(GIVEN EXERCISE): Repeat the material verbatim and drop the pictures.

(MATERIAL):
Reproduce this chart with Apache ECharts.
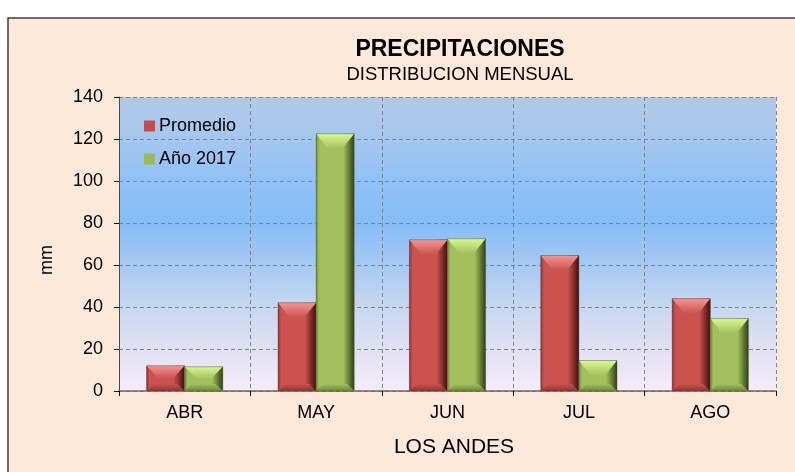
<!DOCTYPE html>
<html>
<head>
<meta charset="utf-8">
<script src="https://cdn.jsdelivr.net/npm/echarts@6/dist/echarts.min.js"></script>
<style>
  html, body { margin: 0; padding: 0; background: #fff; }
  #chart { width: 795px; height: 472px; }
</style>
</head>
<body>
<div id="chart"></div>
<script>
const categories = ["ABR", "MAY", "JUN", "JUL", "AGO"];
const promedio = [12, 42, 72, 64.5, 44];
const anio2017 = [11.5, 122.5, 72.5, 14.5, 34.5];
const seriesNames = ["Promedio", "Año 2017"];

const FONT = "Liberation Sans, Arial, sans-serif";

// colores de cada serie: cara, bisel superior, bisel inferior, lado oscuro
const palettes = [
  { face: "#cb524f", top: "#f59591", bottom: "#8a3230", dark: "#3e0f0e", legend: "#c0504d" },
  { face: "#a2c15e", top: "#d8f98e", bottom: "#6b8736", dark: "#313f16", legend: "#9bbb59" }
];

function vGrad(c0, c1) {
  return new echarts.graphic.LinearGradient(0, 0, 0, 1, [
    { offset: 0, color: c0 },
    { offset: 1, color: c1 }
  ]);
}
function hGrad(c0, c1) {
  return new echarts.graphic.LinearGradient(0, 0, 1, 0, [
    { offset: 0, color: c0 },
    { offset: 1, color: c1 }
  ]);
}

// barra con bisel (dibujada con las escalas del eje)
function makeRender(sIdx) {
  const pal = palettes[sIdx];
  return function (params, api) {
    const cat = api.value(0);
    const val = api.value(1);
    const p0 = api.coord([cat, 0]);
    const p1 = api.coord([cat, val]);
    const band = api.size([1, 0])[0];
    const w = band * 0.29;
    const x0 = sIdx === 0 ? p0[0] - w : p0[0];
    const x1 = x0 + w;
    const y0 = p1[1];
    const y1 = p0[1];
    const h = y1 - y0;
    const bt = Math.min(15, h / 2);
    const bb = Math.min(7, h / 2);
    const bx = 12;
    const br = 11;
    return {
      type: "group",
      children: [
        { type: "rect", shape: { x: x0, y: y0, width: w, height: h },
          style: { fill: pal.face } },
        { type: "rect", shape: { x: x1 - br, y: y0, width: br, height: h },
          style: { fill: hGrad(pal.face, pal.dark) } },
        { type: "rect", shape: { x: x0, y: y0, width: 3, height: h },
          style: { fill: hGrad(pal.bottom, pal.face) } },
        { type: "polygon",
          shape: { points: [[x0, y0], [x1, y0], [x1 - bx, y0 + bt], [x0 + bx, y0 + bt]] },
          style: { fill: vGrad(pal.top, pal.face) } },
        { type: "polygon",
          shape: { points: [[x0 + bx * 0.6, y1 - bb], [x1 - bx * 0.6, y1 - bb], [x1, y1], [x0, y1]] },
          style: { fill: vGrad(pal.face, pal.bottom) } },
        { type: "rect", shape: { x: x0, y: y0, width: w, height: h },
          style: { fill: "none", stroke: "rgba(90,90,90,0.45)", lineWidth: 1 } }
      ]
    };
  };
}

const chart = echarts.init(document.getElementById("chart"));

const option = {
  animation: false,
  textStyle: { fontFamily: FONT },
  graphic: [
    { type: "rect", z: -10, silent: true,
      shape: { x: 8, y: 18, width: 900, height: 600 },
      style: { fill: "#fde9d9", stroke: "#3f3f3f", lineWidth: 1.5 } },
    { type: "text", x: 460, y: 50,
      style: { text: "PRECIPITACIONES", font: "bold 23px " + FONT, fill: "#000",
               align: "center", verticalAlign: "middle" } },
    { type: "text", x: 460, y: 75,
      style: { text: "DISTRIBUCION MENSUAL", font: "18.5px " + FONT, fill: "#000",
               align: "center", verticalAlign: "middle" } },
    { type: "text", x: 454, y: 447,
      style: { text: "LOS ANDES", font: "21px " + FONT, fill: "#000",
               align: "center", verticalAlign: "middle" } },
    { type: "text", x: 47, y: 260, rotation: Math.PI / 2,
      style: { text: "mm", font: "18px " + FONT, fill: "#000", align: "center", verticalAlign: "middle" } }
  ],
  legend: {
    orient: "vertical",
    left: 144,
    top: 117,
    padding: 0,
    itemWidth: 11,
    itemHeight: 11,
    itemGap: 15,
    textStyle: { fontSize: 18, color: "#000", fontFamily: FONT, padding: [0, 0, 0, -1] },
    data: [
      { name: seriesNames[0], icon: "rect" },
      { name: seriesNames[1], icon: "rect" }
    ]
  },
  grid: {
    left: 119,
    right: 19,
    top: 97,
    bottom: 81,
    show: true,
    borderWidth: 0,
    backgroundColor: new echarts.graphic.LinearGradient(0, 0, 0, 1, [
      { offset: 0, color: "#b3cae6" },
      { offset: 0.14, color: "#a5c7ef" },
      { offset: 0.29, color: "#90c1f6" },
      { offset: 0.43, color: "#87bdf7" },
      { offset: 0.57, color: "#a6c9f2" },
      { offset: 0.71, color: "#c6d7ef" },
      { offset: 0.86, color: "#e1e1f4" },
      { offset: 1, color: "#f6ecf8" }
    ])
  },
  xAxis: {
    type: "category",
    data: categories,
    boundaryGap: true,
    axisLine: { show: true, lineStyle: { color: "#6b6b6b", width: 1.5 } },
    axisTick: { show: true, length: 5, inside: false, lineStyle: { color: "#000" } },
    axisLabel: { color: "#000", fontSize: 18, margin: 13, interval: 0 },
    splitLine: { show: true, interval: 0, lineStyle: { type: [4, 3], color: "#7d8794", width: 1 } }
  },
  yAxis: {
    type: "value",
    min: 0,
    max: 140,
    interval: 20,
    axisLine: { show: true, lineStyle: { color: "#4a4a4a", width: 1 } },
    axisTick: { show: true, length: 5, lineStyle: { color: "#000" } },
    axisLabel: { color: "#000", fontSize: 18, margin: 16 },
    splitLine: { show: true, lineStyle: { type: [4, 3], color: "#7d8794", width: 1 } }
  },
  series: [promedio, anio2017].map(function (vals, s) {
    return {
      name: seriesNames[s],
      type: "custom",
      renderItem: makeRender(s),
      itemStyle: { color: palettes[s].legend },
      encode: { x: 0, y: 1 },
      data: vals.map(function (v, i) { return [i, v]; })
    };
  })
};

chart.setOption(option);
</script>
</body>
</html>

(TASK RESPONSE):
Reproduce this chart with Apache ECharts.
<!DOCTYPE html>
<html>
<head>
<meta charset="utf-8">
<script src="https://cdn.jsdelivr.net/npm/echarts@6/dist/echarts.min.js"></script>
<style>
  html, body { margin: 0; padding: 0; background: #fff; }
  #chart { width: 795px; height: 472px; }
</style>
</head>
<body>
<div id="chart"></div>
<script>
const categories = ["ABR", "MAY", "JUN", "JUL", "AGO"];
const promedio = [12, 42, 72, 64.5, 44];
const anio2017 = [11.5, 122.5, 72.5, 14.5, 34.5];
const seriesNames = ["Promedio", "Año 2017"];

const FONT = "Liberation Sans, Arial, sans-serif";

// colores de cada serie: cara, bisel superior, bisel inferior, lado oscuro
const palettes = [
  { face: "#cb524f", top: "#f59591", bottom: "#8a3230", dark: "#3e0f0e", legend: "#c0504d" },
  { face: "#a2c15e", top: "#d8f98e", bottom: "#6b8736", dark: "#313f16", legend: "#9bbb59" }
];

function vGrad(c0, c1) {
  return new echarts.graphic.LinearGradient(0, 0, 0, 1, [
    { offset: 0, color: c0 },
    { offset: 1, color: c1 }
  ]);
}
function hGrad(c0, c1) {
  return new echarts.graphic.LinearGradient(0, 0, 1, 0, [
    { offset: 0, color: c0 },
    { offset: 1, color: c1 }
  ]);
}

// barra con bisel (dibujada con las escalas del eje)
function makeRender(sIdx) {
  const pal = palettes[sIdx];
  return function (params, api) {
    const cat = api.value(0);
    const val = api.value(1);
    const p0 = api.coord([cat, 0]);
    const p1 = api.coord([cat, val]);
    const band = api.size([1, 0])[0];
    const w = band * 0.29;
    const x0 = sIdx === 0 ? p0[0] - w : p0[0];
    const x1 = x0 + w;
    const y0 = p1[1];
    const y1 = p0[1];
    const h = y1 - y0;
    const bt = Math.min(15, h / 2);
    const bb = Math.min(7, h / 2);
    const bx = 12;
    const br = 11;
    return {
      type: "group",
      children: [
        { type: "rect", shape: { x: x0, y: y0, width: w, height: h },
          style: { fill: pal.face } },
        { type: "rect", shape: { x: x1 - br, y: y0, width: br, height: h },
          style: { fill: hGrad(pal.face, pal.dark) } },
        { type: "rect", shape: { x: x0, y: y0, width: 3, height: h },
          style: { fill: hGrad(pal.bottom, pal.face) } },
        { type: "polygon",
          shape: { points: [[x0, y0], [x1, y0], [x1 - bx, y0 + bt], [x0 + bx, y0 + bt]] },
          style: { fill: vGrad(pal.top, pal.face) } },
        { type: "polygon",
          shape: { points: [[x0 + bx * 0.6, y1 - bb], [x1 - bx * 0.6, y1 - bb], [x1, y1], [x0, y1]] },
          style: { fill: vGrad(pal.face, pal.bottom) } },
        { type: "rect", shape: { x: x0, y: y0, width: w, height: h },
          style: { fill: "none", stroke: "rgba(90,90,90,0.45)", lineWidth: 1 } }
      ]
    };
  };
}

const chart = echarts.init(document.getElementById("chart"));

const option = {
  animation: false,
  textStyle: { fontFamily: FONT },
  graphic: [
    { type: "rect", z: -10, silent: true,
      shape: { x: 8, y: 18, width: 900, height: 600 },
      style: { fill: "#fde9d9", stroke: "#3f3f3f", lineWidth: 1.5 } },
    { type: "text", x: 460, y: 50,
      style: { text: "PRECIPITACIONES", font: "bold 23px " + FONT, fill: "#000",
               align: "center", verticalAlign: "middle" } },
    { type: "text", x: 460, y: 75,
      style: { text: "DISTRIBUCION MENSUAL", font: "18.5px " + FONT, fill: "#000",
               align: "center", verticalAlign: "middle" } },
    { type: "text", x: 454, y: 447,
      style: { text: "LOS ANDES", font: "21px " + FONT, fill: "#000",
               align: "center", verticalAlign: "middle" } },
    { type: "text", x: 47, y: 260, rotation: Math.PI / 2,
      style: { text: "mm", font: "18px " + FONT, fill: "#000", align: "center", verticalAlign: "middle" } }
  ],
  legend: {
    orient: "vertical",
    left: 144,
    top: 117,
    padding: 0,
    itemWidth: 11,
    itemHeight: 11,
    itemGap: 15,
    textStyle: { fontSize: 18, color: "#000", fontFamily: FONT, padding: [0, 0, 0, -1] },
    data: [
      { name: seriesNames[0], icon: "rect" },
      { name: seriesNames[1], icon: "rect" }
    ]
  },
  grid: {
    left: 119,
    right: 19,
    top: 97,
    bottom: 81,
    show: true,
    borderWidth: 0,
    backgroundColor: new echarts.graphic.LinearGradient(0, 0, 0, 1, [
      { offset: 0, color: "#b3cae6" },
      { offset: 0.14, color: "#a5c7ef" },
      { offset: 0.29, color: "#90c1f6" },
      { offset: 0.43, color: "#87bdf7" },
      { offset: 0.57, color: "#a6c9f2" },
      { offset: 0.71, color: "#c6d7ef" },
      { offset: 0.86, color: "#e1e1f4" },
      { offset: 1, color: "#f6ecf8" }
    ])
  },
  xAxis: {
    type: "category",
    data: categories,
    boundaryGap: true,
    axisLine: { show: true, lineStyle: { color: "#6b6b6b", width: 1.5 } },
    axisTick: { show: true, length: 5, inside: false, lineStyle: { color: "#000" } },
    axisLabel: { color: "#000", fontSize: 18, margin: 13, interval: 0 },
    splitLine: { show: true, interval: 0, lineStyle: { type: [4, 3], color: "#7d8794", width: 1 } }
  },
  yAxis: {
    type: "value",
    min: 0,
    max: 140,
    interval: 20,
    axisLine: { show: true, lineStyle: { color: "#4a4a4a", width: 1 } },
    axisTick: { show: true, length: 5, lineStyle: { color: "#000" } },
    axisLabel: { color: "#000", fontSize: 18, margin: 16 },
    splitLine: { show: true, lineStyle: { type: [4, 3], color: "#7d8794", width: 1 } }
  },
  series: [promedio, anio2017].map(function (vals, s) {
    return {
      name: seriesNames[s],
      type: "custom",
      renderItem: makeRender(s),
      itemStyle: { color: palettes[s].legend },
      encode: { x: 0, y: 1 },
      data: vals.map(function (v, i) { return [i, v]; })
    };
  })
};

chart.setOption(option);
</script>
</body>
</html>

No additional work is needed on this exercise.